Requirements:
Transcribe every line exactly. Leave the pictures behind.

Dataset content:
▼
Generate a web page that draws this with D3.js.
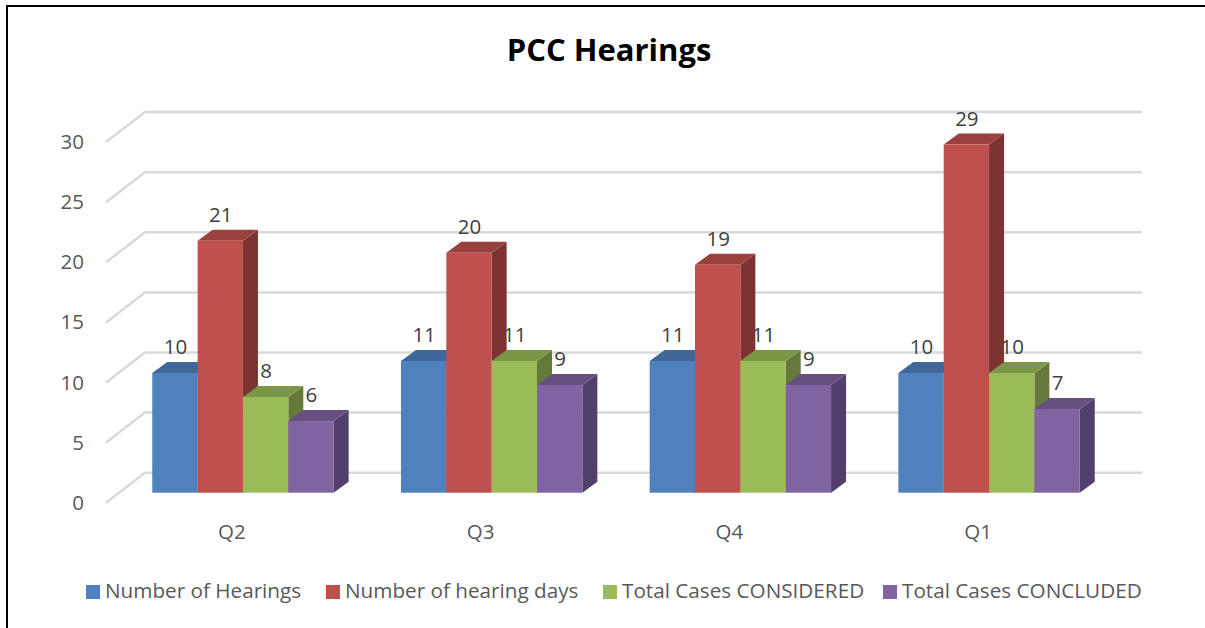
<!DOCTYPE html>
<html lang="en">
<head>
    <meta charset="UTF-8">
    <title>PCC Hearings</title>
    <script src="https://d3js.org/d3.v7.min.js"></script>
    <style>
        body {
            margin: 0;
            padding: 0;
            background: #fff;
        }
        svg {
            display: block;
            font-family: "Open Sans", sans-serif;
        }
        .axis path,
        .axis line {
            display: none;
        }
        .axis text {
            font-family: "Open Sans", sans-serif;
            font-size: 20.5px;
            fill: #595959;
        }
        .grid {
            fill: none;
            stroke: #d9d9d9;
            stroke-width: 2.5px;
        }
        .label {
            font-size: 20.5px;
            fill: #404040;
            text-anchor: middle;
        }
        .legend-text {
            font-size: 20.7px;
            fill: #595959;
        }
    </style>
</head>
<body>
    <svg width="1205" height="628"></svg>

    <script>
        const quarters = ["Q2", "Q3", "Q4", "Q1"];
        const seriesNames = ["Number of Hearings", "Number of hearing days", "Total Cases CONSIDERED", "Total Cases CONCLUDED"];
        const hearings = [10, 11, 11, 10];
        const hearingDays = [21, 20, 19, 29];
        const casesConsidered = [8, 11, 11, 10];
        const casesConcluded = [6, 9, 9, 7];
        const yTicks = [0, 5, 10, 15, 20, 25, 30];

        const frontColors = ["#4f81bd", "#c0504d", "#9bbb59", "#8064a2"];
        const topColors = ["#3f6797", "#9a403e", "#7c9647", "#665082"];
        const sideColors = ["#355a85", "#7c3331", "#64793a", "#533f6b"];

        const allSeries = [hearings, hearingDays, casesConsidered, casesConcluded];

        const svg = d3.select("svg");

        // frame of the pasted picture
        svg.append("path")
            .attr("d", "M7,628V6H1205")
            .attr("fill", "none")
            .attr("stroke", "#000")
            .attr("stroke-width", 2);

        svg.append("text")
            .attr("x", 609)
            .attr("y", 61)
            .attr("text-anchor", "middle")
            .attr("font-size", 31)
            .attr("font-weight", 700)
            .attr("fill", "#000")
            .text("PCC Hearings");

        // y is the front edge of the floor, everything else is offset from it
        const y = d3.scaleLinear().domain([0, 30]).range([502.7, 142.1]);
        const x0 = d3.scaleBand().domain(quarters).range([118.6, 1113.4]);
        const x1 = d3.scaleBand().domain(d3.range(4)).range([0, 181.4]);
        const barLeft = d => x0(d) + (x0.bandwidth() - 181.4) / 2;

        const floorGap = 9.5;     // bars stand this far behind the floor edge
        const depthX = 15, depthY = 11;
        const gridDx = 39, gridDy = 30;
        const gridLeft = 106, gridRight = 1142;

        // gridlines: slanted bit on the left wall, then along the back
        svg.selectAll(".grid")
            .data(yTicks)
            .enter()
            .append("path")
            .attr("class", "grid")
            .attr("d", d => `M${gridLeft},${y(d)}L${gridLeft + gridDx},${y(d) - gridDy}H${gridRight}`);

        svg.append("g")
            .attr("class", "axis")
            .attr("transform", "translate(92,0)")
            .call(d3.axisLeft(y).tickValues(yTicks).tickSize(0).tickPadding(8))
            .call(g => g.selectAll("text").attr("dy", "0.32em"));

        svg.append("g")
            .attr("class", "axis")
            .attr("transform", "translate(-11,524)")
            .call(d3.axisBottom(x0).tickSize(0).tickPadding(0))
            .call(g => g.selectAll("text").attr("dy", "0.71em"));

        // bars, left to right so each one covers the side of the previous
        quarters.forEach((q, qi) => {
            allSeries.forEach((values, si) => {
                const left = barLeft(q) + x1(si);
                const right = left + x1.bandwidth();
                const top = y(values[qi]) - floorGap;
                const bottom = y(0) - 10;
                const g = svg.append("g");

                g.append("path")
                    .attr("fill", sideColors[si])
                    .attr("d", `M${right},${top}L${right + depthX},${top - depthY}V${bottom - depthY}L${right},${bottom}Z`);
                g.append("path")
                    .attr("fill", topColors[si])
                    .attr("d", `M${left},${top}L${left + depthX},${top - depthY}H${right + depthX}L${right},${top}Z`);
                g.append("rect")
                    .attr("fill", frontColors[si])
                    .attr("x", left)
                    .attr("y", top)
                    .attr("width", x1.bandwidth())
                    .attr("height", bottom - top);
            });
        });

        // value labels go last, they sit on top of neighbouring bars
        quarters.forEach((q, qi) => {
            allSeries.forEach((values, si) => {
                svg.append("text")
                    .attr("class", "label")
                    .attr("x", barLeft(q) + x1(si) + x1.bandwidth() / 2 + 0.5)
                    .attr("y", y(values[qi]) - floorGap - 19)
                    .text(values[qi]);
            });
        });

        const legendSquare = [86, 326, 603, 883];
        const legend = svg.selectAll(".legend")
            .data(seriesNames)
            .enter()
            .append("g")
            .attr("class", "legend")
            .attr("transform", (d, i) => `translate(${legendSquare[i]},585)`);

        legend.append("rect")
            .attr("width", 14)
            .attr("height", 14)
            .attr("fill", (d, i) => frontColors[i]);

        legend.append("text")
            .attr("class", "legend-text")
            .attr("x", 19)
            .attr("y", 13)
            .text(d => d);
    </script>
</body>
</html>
▲
Task response:
Generate a web page that draws this with D3.js.
<!DOCTYPE html>
<html lang="en">
<head>
    <meta charset="UTF-8">
    <title>PCC Hearings</title>
    <script src="https://d3js.org/d3.v7.min.js"></script>
    <style>
        body {
            margin: 0;
            padding: 0;
            background: #fff;
        }
        svg {
            display: block;
            font-family: "Open Sans", sans-serif;
        }
        .axis path,
        .axis line {
            display: none;
        }
        .axis text {
            font-family: "Open Sans", sans-serif;
            font-size: 20.5px;
            fill: #595959;
        }
        .grid {
            fill: none;
            stroke: #d9d9d9;
            stroke-width: 2.5px;
        }
        .label {
            font-size: 20.5px;
            fill: #404040;
            text-anchor: middle;
        }
        .legend-text {
            font-size: 20.7px;
            fill: #595959;
        }
    </style>
</head>
<body>
    <svg width="1205" height="628"></svg>

    <script>
        const quarters = ["Q2", "Q3", "Q4", "Q1"];
        const seriesNames = ["Number of Hearings", "Number of hearing days", "Total Cases CONSIDERED", "Total Cases CONCLUDED"];
        const hearings = [10, 11, 11, 10];
        const hearingDays = [21, 20, 19, 29];
        const casesConsidered = [8, 11, 11, 10];
        const casesConcluded = [6, 9, 9, 7];
        const yTicks = [0, 5, 10, 15, 20, 25, 30];

        const frontColors = ["#4f81bd", "#c0504d", "#9bbb59", "#8064a2"];
        const topColors = ["#3f6797", "#9a403e", "#7c9647", "#665082"];
        const sideColors = ["#355a85", "#7c3331", "#64793a", "#533f6b"];

        const allSeries = [hearings, hearingDays, casesConsidered, casesConcluded];

        const svg = d3.select("svg");

        // frame of the pasted picture
        svg.append("path")
            .attr("d", "M7,628V6H1205")
            .attr("fill", "none")
            .attr("stroke", "#000")
            .attr("stroke-width", 2);

        svg.append("text")
            .attr("x", 609)
            .attr("y", 61)
            .attr("text-anchor", "middle")
            .attr("font-size", 31)
            .attr("font-weight", 700)
            .attr("fill", "#000")
            .text("PCC Hearings");

        // y is the front edge of the floor, everything else is offset from it
        const y = d3.scaleLinear().domain([0, 30]).range([502.7, 142.1]);
        const x0 = d3.scaleBand().domain(quarters).range([118.6, 1113.4]);
        const x1 = d3.scaleBand().domain(d3.range(4)).range([0, 181.4]);
        const barLeft = d => x0(d) + (x0.bandwidth() - 181.4) / 2;

        const floorGap = 9.5;     // bars stand this far behind the floor edge
        const depthX = 15, depthY = 11;
        const gridDx = 39, gridDy = 30;
        const gridLeft = 106, gridRight = 1142;

        // gridlines: slanted bit on the left wall, then along the back
        svg.selectAll(".grid")
            .data(yTicks)
            .enter()
            .append("path")
            .attr("class", "grid")
            .attr("d", d => `M${gridLeft},${y(d)}L${gridLeft + gridDx},${y(d) - gridDy}H${gridRight}`);

        svg.append("g")
            .attr("class", "axis")
            .attr("transform", "translate(92,0)")
            .call(d3.axisLeft(y).tickValues(yTicks).tickSize(0).tickPadding(8))
            .call(g => g.selectAll("text").attr("dy", "0.32em"));

        svg.append("g")
            .attr("class", "axis")
            .attr("transform", "translate(-11,524)")
            .call(d3.axisBottom(x0).tickSize(0).tickPadding(0))
            .call(g => g.selectAll("text").attr("dy", "0.71em"));

        // bars, left to right so each one covers the side of the previous
        quarters.forEach((q, qi) => {
            allSeries.forEach((values, si) => {
                const left = barLeft(q) + x1(si);
                const right = left + x1.bandwidth();
                const top = y(values[qi]) - floorGap;
                const bottom = y(0) - 10;
                const g = svg.append("g");

                g.append("path")
                    .attr("fill", sideColors[si])
                    .attr("d", `M${right},${top}L${right + depthX},${top - depthY}V${bottom - depthY}L${right},${bottom}Z`);
                g.append("path")
                    .attr("fill", topColors[si])
                    .attr("d", `M${left},${top}L${left + depthX},${top - depthY}H${right + depthX}L${right},${top}Z`);
                g.append("rect")
                    .attr("fill", frontColors[si])
                    .attr("x", left)
                    .attr("y", top)
                    .attr("width", x1.bandwidth())
                    .attr("height", bottom - top);
            });
        });

        // value labels go last, they sit on top of neighbouring bars
        quarters.forEach((q, qi) => {
            allSeries.forEach((values, si) => {
                svg.append("text")
                    .attr("class", "label")
                    .attr("x", barLeft(q) + x1(si) + x1.bandwidth() / 2 + 0.5)
                    .attr("y", y(values[qi]) - floorGap - 19)
                    .text(values[qi]);
            });
        });

        const legendSquare = [86, 326, 603, 883];
        const legend = svg.selectAll(".legend")
            .data(seriesNames)
            .enter()
            .append("g")
            .attr("class", "legend")
            .attr("transform", (d, i) => `translate(${legendSquare[i]},585)`);

        legend.append("rect")
            .attr("width", 14)
            .attr("height", 14)
            .attr("fill", (d, i) => frontColors[i]);

        legend.append("text")
            .attr("class", "legend-text")
            .attr("x", 19)
            .attr("y", 13)
            .text(d => d);
    </script>
</body>
</html>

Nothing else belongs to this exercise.